BEGIN Task input

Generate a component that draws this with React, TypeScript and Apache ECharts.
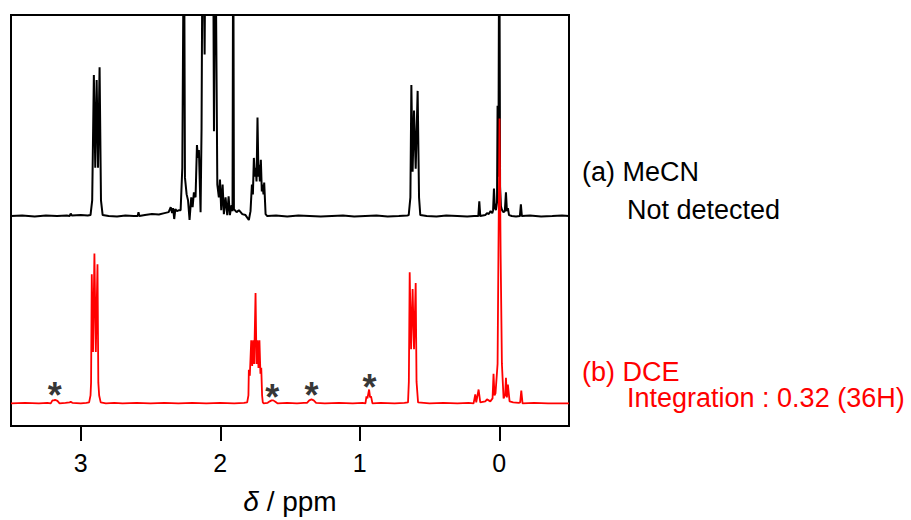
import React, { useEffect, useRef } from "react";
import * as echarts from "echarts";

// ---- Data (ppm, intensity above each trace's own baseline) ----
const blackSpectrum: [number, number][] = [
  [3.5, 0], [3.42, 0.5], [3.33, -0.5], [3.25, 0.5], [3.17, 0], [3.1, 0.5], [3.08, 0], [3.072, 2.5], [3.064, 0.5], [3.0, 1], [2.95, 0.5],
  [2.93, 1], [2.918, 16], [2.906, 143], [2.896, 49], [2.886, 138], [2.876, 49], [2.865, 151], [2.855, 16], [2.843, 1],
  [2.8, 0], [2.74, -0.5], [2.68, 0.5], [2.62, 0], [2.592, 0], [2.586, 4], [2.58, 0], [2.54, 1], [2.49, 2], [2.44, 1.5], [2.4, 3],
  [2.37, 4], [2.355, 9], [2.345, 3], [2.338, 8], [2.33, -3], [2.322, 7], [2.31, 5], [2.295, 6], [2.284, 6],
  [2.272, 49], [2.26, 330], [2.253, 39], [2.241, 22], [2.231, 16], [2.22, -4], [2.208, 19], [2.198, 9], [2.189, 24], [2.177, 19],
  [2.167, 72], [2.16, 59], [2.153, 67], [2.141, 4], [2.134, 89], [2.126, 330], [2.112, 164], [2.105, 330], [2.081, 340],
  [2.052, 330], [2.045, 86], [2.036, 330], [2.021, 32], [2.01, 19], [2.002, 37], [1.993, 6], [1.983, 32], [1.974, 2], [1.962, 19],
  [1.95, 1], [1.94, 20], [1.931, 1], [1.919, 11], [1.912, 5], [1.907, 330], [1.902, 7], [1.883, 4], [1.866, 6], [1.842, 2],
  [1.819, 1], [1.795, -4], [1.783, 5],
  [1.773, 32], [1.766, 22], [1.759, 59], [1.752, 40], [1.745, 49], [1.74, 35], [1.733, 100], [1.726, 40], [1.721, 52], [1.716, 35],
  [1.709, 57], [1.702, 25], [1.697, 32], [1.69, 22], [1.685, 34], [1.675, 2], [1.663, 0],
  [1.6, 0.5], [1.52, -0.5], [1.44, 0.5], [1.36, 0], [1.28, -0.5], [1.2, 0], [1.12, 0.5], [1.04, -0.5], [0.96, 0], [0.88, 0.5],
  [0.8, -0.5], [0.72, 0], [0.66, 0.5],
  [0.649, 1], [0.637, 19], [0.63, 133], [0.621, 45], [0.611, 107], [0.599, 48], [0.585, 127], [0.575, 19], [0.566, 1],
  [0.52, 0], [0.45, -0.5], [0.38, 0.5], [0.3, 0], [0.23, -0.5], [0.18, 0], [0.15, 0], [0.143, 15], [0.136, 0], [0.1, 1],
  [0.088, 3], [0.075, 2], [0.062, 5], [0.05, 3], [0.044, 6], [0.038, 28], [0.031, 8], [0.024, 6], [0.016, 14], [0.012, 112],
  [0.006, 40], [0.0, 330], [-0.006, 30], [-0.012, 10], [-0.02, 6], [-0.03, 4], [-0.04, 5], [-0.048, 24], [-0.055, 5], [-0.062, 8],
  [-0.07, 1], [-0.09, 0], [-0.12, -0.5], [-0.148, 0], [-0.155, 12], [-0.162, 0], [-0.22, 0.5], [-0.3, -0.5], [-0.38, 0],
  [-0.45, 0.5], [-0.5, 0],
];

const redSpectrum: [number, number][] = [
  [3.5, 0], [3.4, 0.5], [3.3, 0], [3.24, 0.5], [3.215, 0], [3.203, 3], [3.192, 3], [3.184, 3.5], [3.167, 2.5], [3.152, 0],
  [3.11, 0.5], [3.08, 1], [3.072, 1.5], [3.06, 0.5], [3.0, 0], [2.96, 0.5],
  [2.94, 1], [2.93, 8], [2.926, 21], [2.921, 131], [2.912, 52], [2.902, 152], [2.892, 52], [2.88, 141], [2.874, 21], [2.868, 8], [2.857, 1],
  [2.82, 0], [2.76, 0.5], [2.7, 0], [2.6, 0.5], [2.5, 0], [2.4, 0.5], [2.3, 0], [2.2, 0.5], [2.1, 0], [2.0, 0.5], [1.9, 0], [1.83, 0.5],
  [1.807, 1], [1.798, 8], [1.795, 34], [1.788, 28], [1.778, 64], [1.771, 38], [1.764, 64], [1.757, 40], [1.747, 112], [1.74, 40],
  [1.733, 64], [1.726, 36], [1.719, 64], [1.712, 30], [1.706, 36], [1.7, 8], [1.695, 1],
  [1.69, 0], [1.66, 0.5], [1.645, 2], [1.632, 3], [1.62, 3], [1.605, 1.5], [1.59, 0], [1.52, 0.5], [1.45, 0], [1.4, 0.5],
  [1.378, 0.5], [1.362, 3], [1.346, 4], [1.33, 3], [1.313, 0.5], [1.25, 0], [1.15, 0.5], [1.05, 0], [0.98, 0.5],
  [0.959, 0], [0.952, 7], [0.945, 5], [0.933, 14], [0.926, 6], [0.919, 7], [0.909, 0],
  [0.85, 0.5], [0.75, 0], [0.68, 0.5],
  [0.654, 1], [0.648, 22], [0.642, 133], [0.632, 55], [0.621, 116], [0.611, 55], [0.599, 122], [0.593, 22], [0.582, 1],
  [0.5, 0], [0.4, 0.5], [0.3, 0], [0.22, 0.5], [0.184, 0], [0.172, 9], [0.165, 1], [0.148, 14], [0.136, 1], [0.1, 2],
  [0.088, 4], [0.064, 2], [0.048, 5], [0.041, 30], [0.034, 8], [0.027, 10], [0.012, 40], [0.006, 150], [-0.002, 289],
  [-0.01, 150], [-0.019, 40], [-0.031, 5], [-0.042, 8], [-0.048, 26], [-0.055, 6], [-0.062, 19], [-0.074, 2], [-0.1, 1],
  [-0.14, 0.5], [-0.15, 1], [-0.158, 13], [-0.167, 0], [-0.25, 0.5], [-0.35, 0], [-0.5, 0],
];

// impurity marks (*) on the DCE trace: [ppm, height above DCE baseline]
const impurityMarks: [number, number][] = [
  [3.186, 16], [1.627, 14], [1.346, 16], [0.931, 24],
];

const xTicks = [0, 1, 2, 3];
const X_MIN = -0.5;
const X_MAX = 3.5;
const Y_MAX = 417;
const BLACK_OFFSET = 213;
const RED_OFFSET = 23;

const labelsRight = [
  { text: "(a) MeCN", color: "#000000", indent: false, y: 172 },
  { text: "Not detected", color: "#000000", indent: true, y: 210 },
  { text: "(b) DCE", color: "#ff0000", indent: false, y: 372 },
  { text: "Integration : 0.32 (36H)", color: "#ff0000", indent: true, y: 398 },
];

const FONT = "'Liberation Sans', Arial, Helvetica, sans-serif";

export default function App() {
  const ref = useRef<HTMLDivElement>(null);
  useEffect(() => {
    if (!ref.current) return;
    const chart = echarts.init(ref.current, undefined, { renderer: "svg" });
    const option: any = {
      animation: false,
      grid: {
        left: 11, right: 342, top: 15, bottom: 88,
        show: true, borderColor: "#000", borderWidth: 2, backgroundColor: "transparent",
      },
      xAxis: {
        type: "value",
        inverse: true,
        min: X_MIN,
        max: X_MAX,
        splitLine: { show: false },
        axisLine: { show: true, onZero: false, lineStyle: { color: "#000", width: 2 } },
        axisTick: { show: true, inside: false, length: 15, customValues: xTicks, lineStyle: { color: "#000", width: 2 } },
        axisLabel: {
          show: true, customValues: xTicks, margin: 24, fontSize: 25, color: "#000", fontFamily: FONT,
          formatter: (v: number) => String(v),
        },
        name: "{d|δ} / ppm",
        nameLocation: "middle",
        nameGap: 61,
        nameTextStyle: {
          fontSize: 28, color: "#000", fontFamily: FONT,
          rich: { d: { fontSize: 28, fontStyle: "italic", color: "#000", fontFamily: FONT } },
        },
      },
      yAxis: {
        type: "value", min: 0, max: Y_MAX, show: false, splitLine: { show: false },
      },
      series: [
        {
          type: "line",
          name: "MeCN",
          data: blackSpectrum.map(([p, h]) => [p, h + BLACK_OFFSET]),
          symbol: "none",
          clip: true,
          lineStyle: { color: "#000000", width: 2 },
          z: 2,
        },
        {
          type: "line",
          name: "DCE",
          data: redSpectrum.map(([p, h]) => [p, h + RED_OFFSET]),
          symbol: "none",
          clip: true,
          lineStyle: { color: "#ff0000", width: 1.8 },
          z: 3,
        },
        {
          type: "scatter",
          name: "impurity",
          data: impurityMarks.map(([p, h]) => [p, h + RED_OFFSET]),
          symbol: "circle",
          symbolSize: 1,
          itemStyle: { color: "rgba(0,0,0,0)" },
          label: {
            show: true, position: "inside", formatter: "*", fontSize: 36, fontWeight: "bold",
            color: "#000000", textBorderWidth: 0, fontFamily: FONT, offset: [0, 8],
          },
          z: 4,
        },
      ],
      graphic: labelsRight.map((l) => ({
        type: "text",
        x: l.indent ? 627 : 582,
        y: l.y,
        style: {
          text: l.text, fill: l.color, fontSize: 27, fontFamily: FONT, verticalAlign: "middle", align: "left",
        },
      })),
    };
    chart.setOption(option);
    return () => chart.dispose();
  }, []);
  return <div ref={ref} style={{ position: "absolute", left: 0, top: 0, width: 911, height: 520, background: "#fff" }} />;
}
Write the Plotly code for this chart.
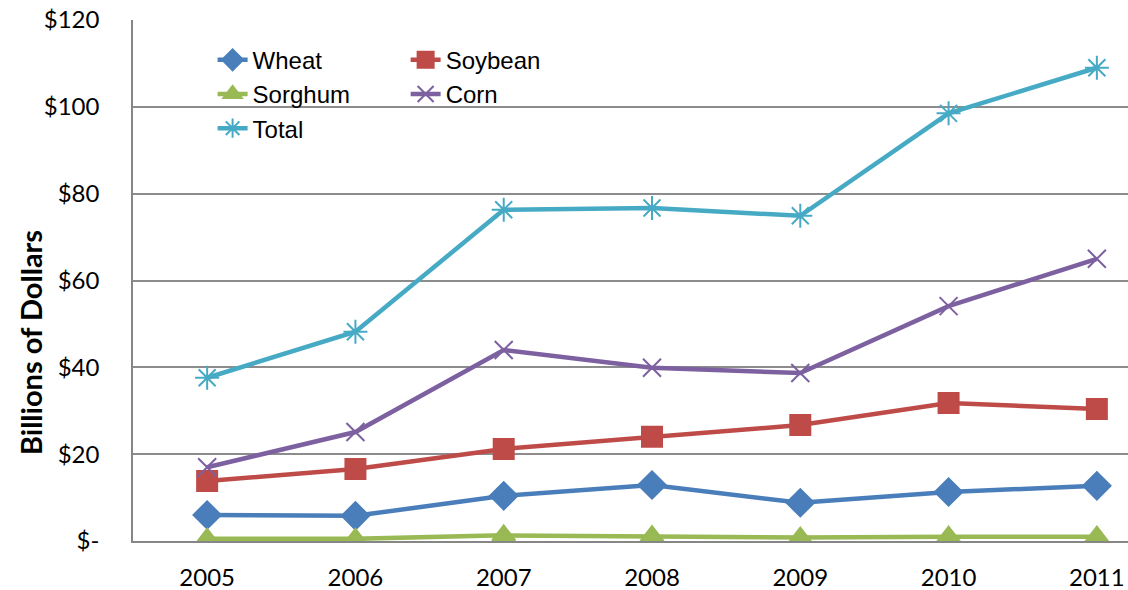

END Task input

Begin at the first line of the entries above and return each line exactly, stopping after the line that contains "import * as". Pictures do not belong in the copy.

Generate a component that draws this with React, TypeScript and Apache ECharts.
import React, { useEffect, useRef } from "react";
import * as echarts from "echarts";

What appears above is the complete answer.